James Kirkup James Kirkup

Pity the doctors fighting for their £1 million pensions

Credit: Getty images

As inflation rips into living standards, everyone is feeling the pinch and many are looking for help. Some people are asking for more from the state. That really means help from their fellow taxpayers, because sooner or later, that’s where public money comes from.

We all have our own views about which groups merit that help: working-age parents in the lowest income bracket are at the top of my list. Readers will doubtless have their own thoughts on which marginalised and disadvantaged people are most deserving.

Amid the tumultuous national conversation about the cost of living, there’s always a danger that some unfortunate souls might be overlooked. So, I’d like to use this article to draw attention to the plight of people whose economic struggle and case for more support from the Exchequer might have escaped your attention as you wonder if you can afford to pay the gas bill and go on holiday this year.

The people I’m talking about are struggling too. Economic circumstance and austere public policy mean some feel driven to just give up. They face the grim prospect of retiring in their 50s and trying to eke out their remaining years trying to get by with pensions worth little more than £1 million.

I know this is difficult and potentially upsetting, dear reader, but try to imagine what it must be like to be 50-something with a pension pot worth close to £1,073,100. That pot is likely to yield a lump-sum payment of more than £150,000 on retirement, followed by an annual income of close to £50,000 for the rest of your days.

To be clear, hitting the £1 million limit isn’t a rare thing for doctors: it’s a common concern for medics

Now, it’s possible that some of you might be thinking ‘that doesn’t sound too bad, actually’. Perhaps you’re aware that the typical private pension pot is worth barely £50,000 and will deliver an annual income of a few hundred quid a month at best. Maybe you even know that barely 42,000 people a year hit that £1,073,100 level, which is the ‘lifetime allowance’ for what you can have in a pension before the Treasury impose super-high levels of tax.

So maybe those things mean you’re a bit short on sympathy for pension millionaires who are, relative to pretty much everyone else in the UK, doing quite nicely.

You probably wouldn’t expect those pension millionaires to put their hands out to ask for more from the state, especially at a time like this. Especially when you consider the socio-economic background of those pension millionaires, who are members of the most socially exclusive professional elite in Britain.

Really, imagine the howling outrage if a bunch of rich, posh people launched a campaign asking for the state to show more generosity towards them over their £1 million pensions.

Well, you don’t need to imagine, because such a campaign is indeed underway, launched recently by a trade union.

That union is the British Medical Association (BMA) and the pension millionaires it’s fighting for are doctors. The BMA has launched a low-key lobbying effort aimed at MPs, urging them to put pressure on ministers to allow doctors to amass even larger pensions. Doing so would, of course, impose a cost on the state and therefore the taxpayer, since it would entail the Exchequer forgoing the tax it would otherwise collect from doctors’ pensions.

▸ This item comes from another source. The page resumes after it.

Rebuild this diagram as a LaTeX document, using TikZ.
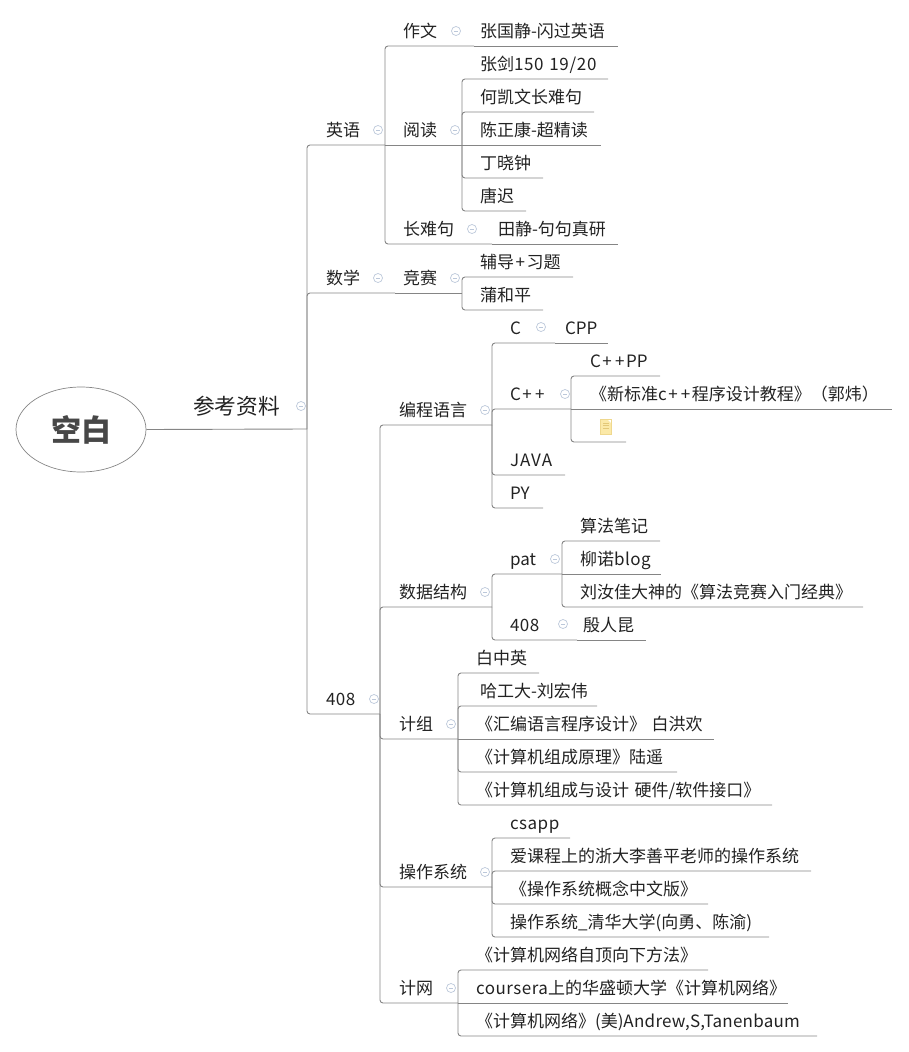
\documentclass[tikz,border=0pt]{standalone}
\usepackage{fontspec}
\usetikzlibrary{shapes.geometric}
\setmainfont{Noto Sans CJK SC}
\definecolor{ln}{HTML}{858585}
\definecolor{tx}{HTML}{222222}
\definecolor{ic}{HTML}{BCC8DA}
\definecolor{notefill}{HTML}{FBE9A8}
\definecolor{noteline}{HTML}{EFD88E}
\definecolor{noterule}{HTML}{E3C878}
\tikzset{
 topic/.style={anchor=south west,inner sep=0pt,outer sep=0pt,text height=14pt,text depth=9pt,align=left,font=\fontsize{17}{20}\selectfont,text=tx},
 conn/.style={draw=ln,line width=0.9pt,rounded corners=3pt},
 fold/.style={circle,draw=ic,line width=0.7pt,minimum size=9pt,inner sep=0pt,
   path picture={\draw[ic,line width=0.7pt] ([xshift=-2.2pt]path picture bounding box.center) -- ([xshift=2.2pt]path picture bounding box.center);}},
}
\newcommand\tp[6][]{%
 \pgfmathsetmacro\tpw{#5-#3}%
 \node[topic,text width=\tpw pt,#1] (#2) at (#3,#4) {\mbox{#6}};}
\newcommand\ic[3]{\node[fold] (#1) at (#2,#3) {};}
\newcommand\pl{\kern1.6pt+\kern1.6pt}
\newcommand\la[2][3]{{\addfontfeatures{LetterSpace=#1}#2}}
\begin{document}
\begin{tikzpicture}[x=1pt,y=-1pt]
\useasboundingbox (0,0) rectangle (908,1052);
\node[ellipse,draw=ln,line width=0.7pt,minimum width=130pt,minimum height=85pt,inner sep=0pt,text=black!72,font=\fontsize{30}{32}\selectfont\bfseries] (root) at (81,429.5) {\raisebox{-2.5pt}{空白}};
\tp[font=\fontsize{21.7}{24}\selectfont,text depth=15pt,text height=17pt]{ref}{193}{429}{307}{参考资料}
% english
\tp{en}{326}{145}{385}{英语}
\tp{zw}{403}{46}{474}{作文}
\tp{zgj}{480}{46}{618}{张国静-闪过英语}
\tp{yd}{403}{145}{462}{阅读}
\tp{zj}{480}{79}{608}{张剑\la[4]{150 19/20}}
\tp{hkw}{480}{112}{594}{何凯文长难句}
\tp{czk}{480}{145}{601}{陈正康-超精读}
\tp{dxz}{480}{178}{543}{丁晓钟}
\tp{tc}{480}{211}{526}{唐迟}
\tp{cnj}{403}{244}{492}{长难句}
\tp{tj}{498}{244}{618}{田静-句句真研}
% math
\tp{sx}{326}{293}{395}{数学}
\tp{js}{403}{293}{462}{竞赛}
\tp{fd}{480}{277}{573}{辅导\pl 习题}
\tp{phb}{480}{310}{543}{蒲和平}
% 408
\tp{ks}{326}{714}{380}{\la{408}}
\tp{bc}{399}{425}{492}{编程语言}
\tp{cc}{510}{343}{555}{C}
\tp{cpp}{565}{343}{608}{CPP}
\tp{cx}{510}{409}{571}{C\pl\pl}
\tp{cxpp}{590}{376}{660}{C\pl\pl PP}
\tp{xbz}{590}{409}{892}{《新标准c\pl\pl 程序设计教程》（郭炜）}
\tp{nt}{590}{442}{626}{}
\tp{jv}{510}{475}{565}{\la[6]{JAVA}}
\tp{py}{510}{508}{543}{PY}
\tp{sj}{399}{607}{492}{数据结构}
\tp{pat}{510}{574}{562}{pat}
\tp{sfbj}{580}{541}{660}{算法笔记}
\tp{ln}{580}{574}{661}{柳诺\la{blog}}
\tp{lrj}{580}{607}{863}{刘汝佳大神的《算法竞赛入门经典》}
\tp{sfe}{510}{640}{577}{\la{408}}
\tp{yrk}{583}{640}{646}{殷人昆}
\tp{jz}{399}{739}{458}{计组}
\tp{bzy}{476}{673}{539}{白中英}
\tp{hgd}{480}{706}{597}{哈工大-刘宏伟}
\tp{hb}{476}{739}{714}{《汇编语言程序设计》 白洪欢}
\tp{zcyl}{476}{772}{677}{《计算机组成原理》陆遥}
\tp{zcsj}{476}{805}{772}{《计算机组成与设计 硬件/软件接口》}
\tp{cz}{399}{887}{492}{操作系统}
\tp{csapp}{510}{838}{570}{\la{csapp}}
\tp{akc}{510}{871}{811}{爱课程上的浙大李善平老师的操作系统}
\tp{gn}{510}{904}{708}{《操作系统概念中文版》}
\tp{qh}{510}{937}{769}{操作系统\_清华大学(向勇、陈渝)}
\tp{jw}{399}{1003}{458}{计网}
\tp{zd}{476}{970}{708}{《计算机网络自顶向下方法》}
\tp{cs}{476}{1003}{788}{\la{coursera}上的华盛顿大学《计算机网络》}
\tp{ta}{476}{1036}{817}{《计算机网络》(美)\la[1.5]{Andrew,S,Tanenbaum}}
% connectors
\draw[conn] (root.east) -- (ref.south east);
\foreach \a/\b in {ref/en,ref/sx,ref/ks,en/zw,en/cnj,yd/zj,yd/hkw,yd/dxz,yd/tc,js/fd,js/phb,
  ks/bc,ks/sj,ks/jz,ks/cz,ks/jw,bc/cc,bc/cx,bc/jv,bc/py,cx/cxpp,cx/nt,sj/pat,sj/sfe,pat/sfbj,pat/lrj,
  jz/bzy,jz/hgd,jz/zcyl,jz/zcsj,cz/csapp,cz/akc,cz/gn,cz/qh,jw/zd,jw/ta}
  {\draw[conn] (\a.south east) |- (\b.south east);}
\foreach \a/\b in {en/yd,zw/zgj,yd/czk,cnj/tj,sx/js,cc/cpp,cx/xbz,pat/ln,sfe/yrk,jz/hb,jw/cs}
  {\draw[conn] (\a.south east) -- (\b.south east);}
% fold marks
\ic{i1}{301}{406}\ic{i2}{378}{130}\ic{i3}{456}{31}\ic{i4}{455}{130}\ic{i5}{472}{229}
\ic{i6}{378}{278}\ic{i7}{455}{278}\ic{i8}{374}{699}\ic{i9}{485}{410}\ic{i10}{541}{327}
\ic{i11}{565}{394}\ic{i12}{485}{592}\ic{i13}{555}{559}\ic{i14}{563}{624}\ic{i15}{451}{724}
\ic{i16}{485}{872}\ic{i17}{451}{988}
% note icon
\node[rectangle,fill=notefill,draw=noteline,line width=0.6pt,minimum width=11pt,minimum height=15pt,inner sep=0pt,
  path picture={\foreach \dy in {-1,1.5,4}{\draw[noterule,line width=0.7pt] ([xshift=-3pt,yshift=\dy pt]path picture bounding box.center) -- ([xshift=3pt,yshift=\dy pt]path picture bounding box.center);}
  \fill[white] ([xshift=1.5pt]path picture bounding box.north) -- (path picture bounding box.north east) -- ([yshift=-4pt]path picture bounding box.north east) -- cycle;}] (noteicon) at (606,427) {};
\end{tikzpicture}
\end{document}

Unless the Government eases the tax charges faced by doctors on pensions over £1,073,100, the union says, even more doctors will simply take their money and walk away into early retirement. The average age of retirement for medics is now 59 and falling.

To be clear, hitting the £1 million limit isn’t a rare thing for doctors: it’s a common concern for medics.

A BMA survey of doctors found that 72 per cent are more likely to retire because ministers have frozen the level of the lifetime allowance until 2026.

‘More and more senior NHS workers are being pushed to reduce their workloads or retire early,’ says a BMA invite to MPs to attend a pensions briefing in Parliament next week.

You might have thought the reason you can’t easily see a doctor is that medics are being driven out of the profession by intolerable workloads, or that not enough doctors are being recruited and trained. You might think that because the BMA is always vocal about such things, and rightly so, for those are indeed real issues that must be addressed.

But the union makes rather less effort to draw attention to the fact that shortages of senior doctors also arise because many of them quite literally have too much money in their pensions. The latest BMA lobbying campaign seems to have been launched without a press release or other public announcement.

Instead of bothering with the general public, the BMA is instead encouraging doctors to contact their MPs directly with a pre-written warning that the taxation of £1 million pensions will lead doctors to retire. If nothing else, such messages must add some variety to parliamentary inboxes overflowing with messages from constituents worried about paying their bills or feeding their children.

The tax treatment of large pensions is very complicated. The fundamental issues of the BMA lobbying campaign aren’t. People who have amassed pension wealth beyond the wildest dreams of most workers are asking the state to show greater generosity towards them over that wealth. If they don’t get it, they say they will give up treating patients and walk away with their £1 million pensions.

And don’t be surprised if this approach works. A government that wants to maximise the number of doctors at work realistically has few ways to address the early retirement of medics other than greater leniency on their pension bills. So, a country where real wages are falling, and growing numbers of people face real economic pain, may soon have to devote more of its resources to some of the richest members of its population. Truly, the cost-of-living crisis takes many forms.